The survey assessed the length of time ventures survived and whether ventures achieved positive “liquidity events” (e.g., underwent an initial public offering or a merger or acquisition). It also asked founders about the functional roles present on their founding teams (e.g., sales and marketing, general administration, operations, finance).
Leadership teams that are functionally and cognitively diverse have members who occupy a range of roles (marketing, sales, manufacturing, and distribution) and have a variety of life experiences and outlooks. They also seek out and exchange large amounts of information and debate a wide range of perspectives because multiple viewpoints are represented.
The interaction of high business environment dynamism and thus unpredictability at founding and a diverse founding team helped ventures survive longer when disruption increased over the lifetime of the venture, the study found. But when conditions became more stable after founding then leadership teams with less diversity of function or outlook did better.
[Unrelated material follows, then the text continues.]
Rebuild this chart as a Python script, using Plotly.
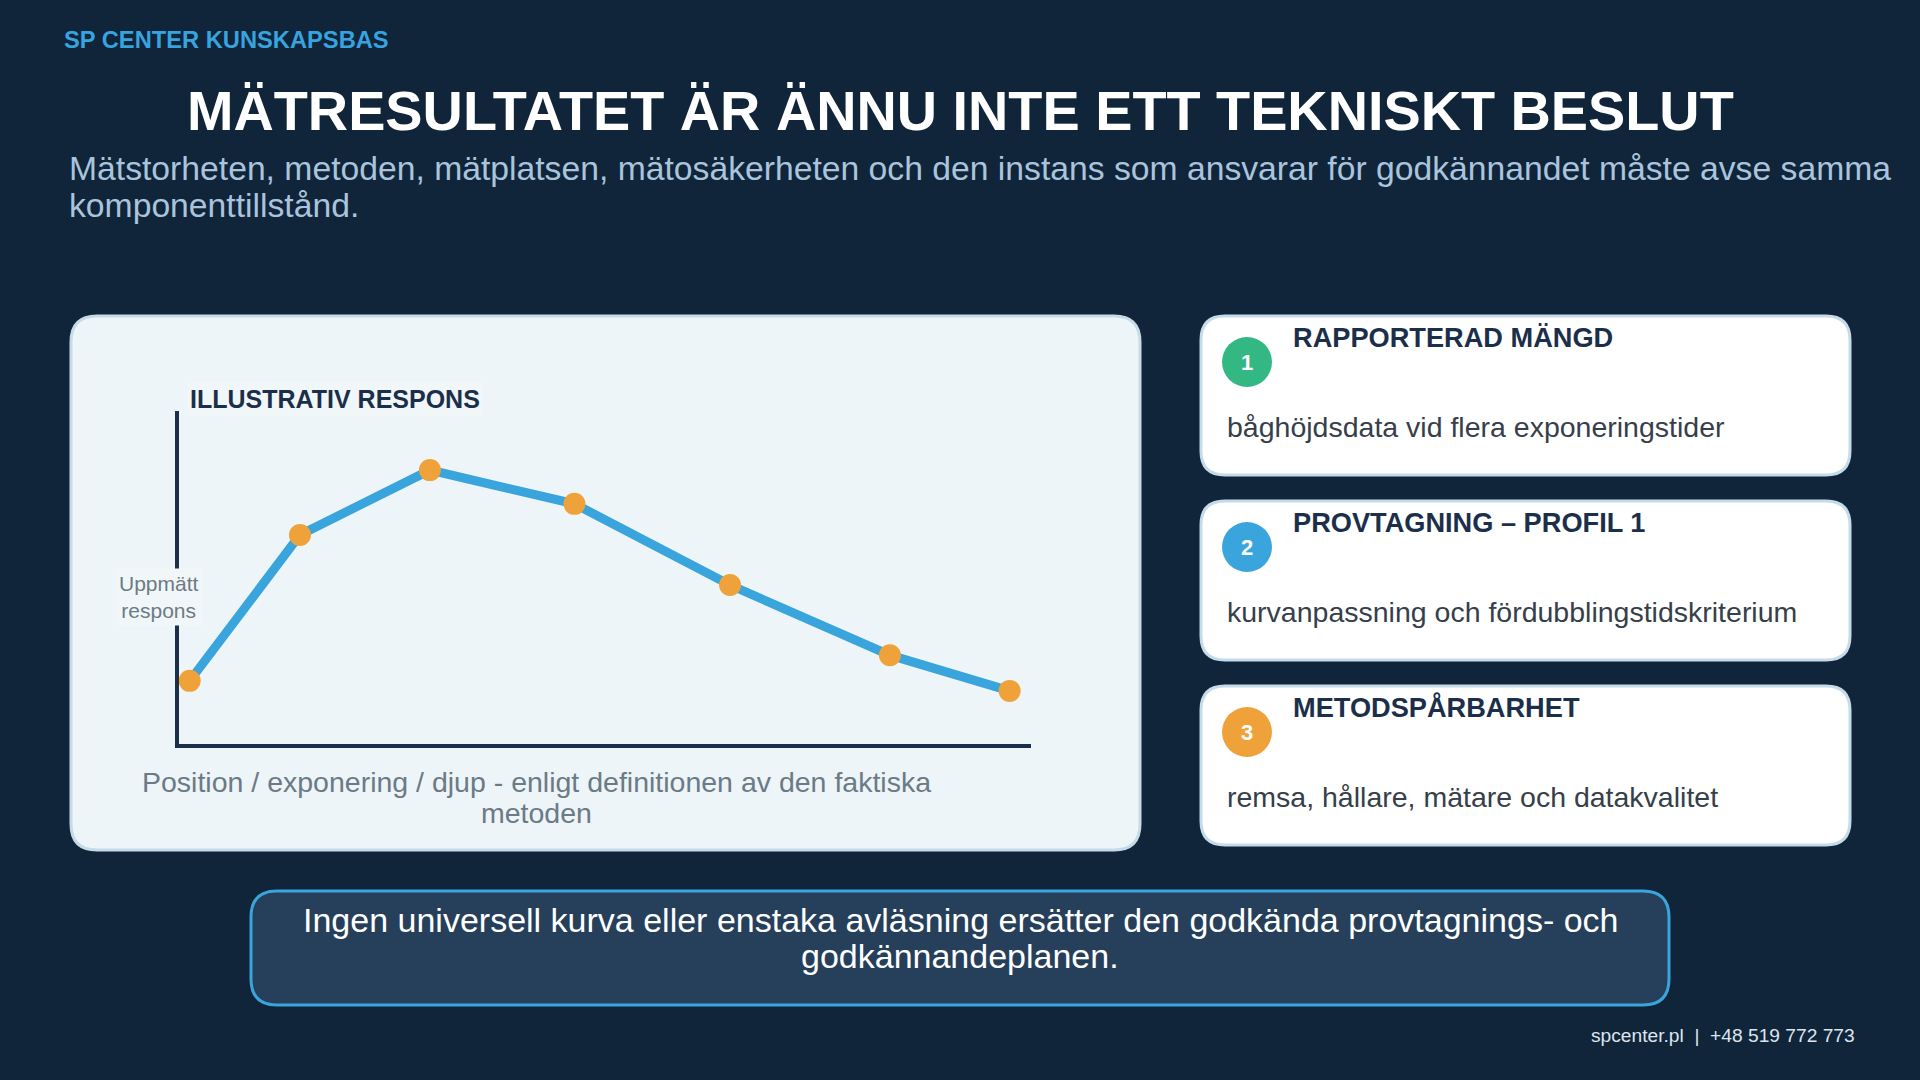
import plotly.graph_objects as go

W, H = 1920, 1080
FONT = "Liberation Sans, Arial, sans-serif"

# %% data

# illustrative response curve (relative units)
x_pos = [1.6, 14.5, 29.7, 46.6, 64.8, 83.5, 97.5]
response = [19.2, 62.9, 82.3, 72.2, 47.9, 26.9, 16.2]

header = "SP CENTER KUNSKAPSBAS"
title = "MÄTRESULTATET ÄR ÄNNU INTE ETT TEKNISKT BESLUT"
subtitle_lines = [
    "Mätstorheten, metoden, mätplatsen, mätosäkerheten och den instans som ansvarar för godkännandet måste avse samma",
    "komponenttillstånd.",
]
chart_title = "ILLUSTRATIV RESPONS"
y_label = "Uppmätt<br>respons"
x_label_lines = ["Position / exponering / djup - enligt definitionen av den faktiska", "metoden"]

card_numbers = ["1", "2", "3"]
card_titles = ["RAPPORTERAD MÄNGD", "PROVTAGNING – PROFIL 1", "METODSPÅRBARHET"]
card_texts = [
    "båghöjdsdata vid flera exponeringstider",
    "kurvanpassning och fördubblingstidskriterium",
    "remsa, hållare, mätare och datakvalitet",
]
badge_colors = ["#33b884", "#3aa5dc", "#f0a23a"]

note_lines = [
    "Ingen universell kurva eller enstaka avläsning ersätter den godkända provtagnings- och",
    "godkännandeplanen.",
]
footer = "spcenter.pl\u00a0 |\u00a0 +48 519 772 773"

# %% helpers (pixel -> paper)

def px(x):
    return x / W


def py(y):
    return 1 - y / H


def rrect(x0, y0, x1, y1, r):
    pts = [
        ("M", [(x0 + r, y0)]), ("L", [(x1 - r, y0)]), ("Q", [(x1, y0), (x1, y0 + r)]),
        ("L", [(x1, y1 - r)]), ("Q", [(x1, y1), (x1 - r, y1)]),
        ("L", [(x0 + r, y1)]), ("Q", [(x0, y1), (x0, y1 - r)]),
        ("L", [(x0, y0 + r)]), ("Q", [(x0, y0), (x0 + r, y0)]),
    ]
    s = ""
    for cmd, pp in pts:
        s += cmd + " ".join(f"{px(a):.5f},{py(b):.5f}" for a, b in pp) + " "
    return s + "Z"


shapes = []
annotations = []


def panel(x0, y0, x1, y1, r, fill, line, lw):
    shapes.append(dict(type="path", path=rrect(x0, y0, x1, y1, r), xref="paper", yref="paper",
                       fillcolor=fill, line=dict(color=line, width=lw), layer="below"))


def text(x, y, s, size, color, anchor="left", bold=False, **kw):
    if bold:
        s = "<b>" + s + "</b>"
    annotations.append(dict(x=px(x), y=py(y), xref="paper", yref="paper", text=s,
                            showarrow=False, xanchor=anchor, yanchor="middle",
                            font=dict(family=FONT, size=size, color=color), **kw))


# %% layout pieces

text(62, 40, header, 23.7, "#37a3df", bold=True)
text(960, 111, title, 55.8, "#ffffff", anchor="center", bold=True)
for i, line in enumerate(subtitle_lines):
    text(67, 168 + i * 37, line, 33.7, "#a9c4dc")

# left chart panel
panel(71, 316, 1140, 850, 26, "#edf5f8", "#c5dbe8", 3)
text(187, 399, chart_title, 25, "#1b2f4b", bold=True, bgcolor="#f1f7f8", borderpad=2)
text(159, 597, y_label, 21, "#6c7a86", anchor="center", bgcolor="#f1f7f8", borderpad=3)
for i, line in enumerate(x_label_lines):
    text(536, 782 + i * 31, line, 28.5, "#6c7a86", anchor="center")

# right cards
for i in range(3):
    top = 316 + i * 185
    panel(1201, top, 1850, top + 159, 24, "#ffffff", "#c5dbe8", 3)
    shapes.append(dict(type="circle", xref="paper", yref="paper",
                       x0=px(1222), x1=px(1272), y0=py(top + 21), y1=py(top + 71),
                       fillcolor=badge_colors[i], line=dict(width=0), layer="below"))
    text(1247, top + 46, card_numbers[i], 22, "#ffffff", anchor="center", bold=True)
    text(1291, top + 21, card_titles[i], 27.2, "#1b2f4b", bold=True)
    text(1225, top + 111, card_texts[i], 28.5, "#363f4a")

# bottom note
panel(251, 891, 1669, 1005, 26, "#263f5a", "#3aa5dc", 3)
for i, line in enumerate(note_lines):
    text(960, 920 + i * 36, line, 34, "#ffffff", anchor="center")

text(1857, 1035, footer, 19.2, "#dde5ee", anchor="right")

# %% figure

fig = go.Figure()
fig.add_trace(go.Scatter(
    x=x_pos, y=response, mode="lines+markers",
    line=dict(color="#3aa5dc", width=9),
    marker=dict(size=22, color="#f0a23a"),
    cliponaxis=False, hoverinfo="skip", showlegend=False,
))

# axis lines are drawn half a line width outside the domain, so nudge the domain in
axis_style = dict(showline=True, linecolor="#1b2f4b", linewidth=4, showgrid=False,
                  zeroline=False, showticklabels=False, ticks="", fixedrange=True)
fig.update_layout(
    width=W, height=H, autosize=False,
    margin=dict(l=0, r=0, t=0, b=0),
    paper_bgcolor="#10243a", plot_bgcolor="rgba(0,0,0,0)",
    xaxis=dict(domain=[px(178.5), px(1031)], range=[0.293, 100], **axis_style),
    yaxis=dict(domain=[py(744), py(411)], range=[0.3, 100], **axis_style),
    shapes=shapes, annotations=annotations,
    font=dict(family=FONT),
)

fig.write_html("out.html", config={"displayModeBar": False},
               post_script="document.body.style.margin='0';document.body.style.background='#10243a';")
“Our findings highlight the importance of firms developing capabilities to enable flexibility in decision-making processes, which are often inflexible, which limits firms’ ability to take advantage of unique opportunities provided by environmental change,” the researchers note.
So, what? This is an interesting study, though it is flawed for a number of reasons. Nevertheless, the main premise of it warrants further study: the idea that diverse leadership teams—of which much has been written of late—work best in times of rapid change, especially in a start-up business. However, the researchers find, when conditions are more settled, or the business is more stable, a more homogeneous team is required.
If that’s true, then much that is taught in prestige business schools about leading and creating businesses will have to be rethought.